グレイルの科学観測期間は82日間です。これは、月の時間に直すとおよそ3日弱にあたり、グレイルが観測している間に、月は3回自転することになります。
グレイルは、2つの探査機の間をマイクロ波(Kaバンド及びSバンド)で結んで、互いの距離を精密に測定し合いながら飛行します。
まずフェーズ1(月の自転1回目の期間)では、2つの探査機の距離を100〜225キロメートルに保ちながら飛行します。
このフェーズ1終了後、探査機はごく小さな軌道変換を行ってフェーズ2に入ります。フェーズ2から、最後のフェーズ3の期間では、探査機の距離は65〜225キロメートルと、フェーズ1よりも接近することになります。
2機の探査機が近ければ近いほど、月の局所的な重力場を精度よく測定できますので、両者の距離はなるべく近い方がよいのです。一方で、月のコアのように、月内部奥深くの構造を知るためには、距離を離して観測する方が都合がよいので、このように「ついたり離れたり」といったことを行います。

最終的に、探査機は終了フェーズへと入り、電波の校正を行ったあと、月食期間中である2012年6月4日までには探査を終了することとなります。

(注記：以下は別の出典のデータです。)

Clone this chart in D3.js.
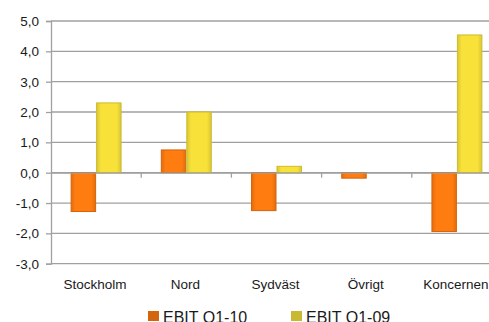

科学探査終了時には、探査機の月面からの高さは、なんと15〜20キロという大変月面に近い高さになる予定です。

なお、厳密には科学機器ではありませんが、グレイルには、教育・アウトリーチを目的としたカメラ「ムーンカム」が搭載されます。
ムーンカムは両方の探査機に搭載されており、4つのレンズがついています。1つは飛行方向を、2つは直下(すなわち月面)を向いています。もう1つはやや後方を向くようにセットされています。
ムーンカムは、写真を撮影するだけではなく、毎秒30フレームの速度で動画を撮影することもできます。
操作を行うのは、アメリカ・カリフォルニア州サンディエゴにあるカリフォルニア州立大学サンディエゴ校の大学生たちで、彼らが主導して、全米の中学生・高校生たちがカメラで撮像ができるようにする予定です。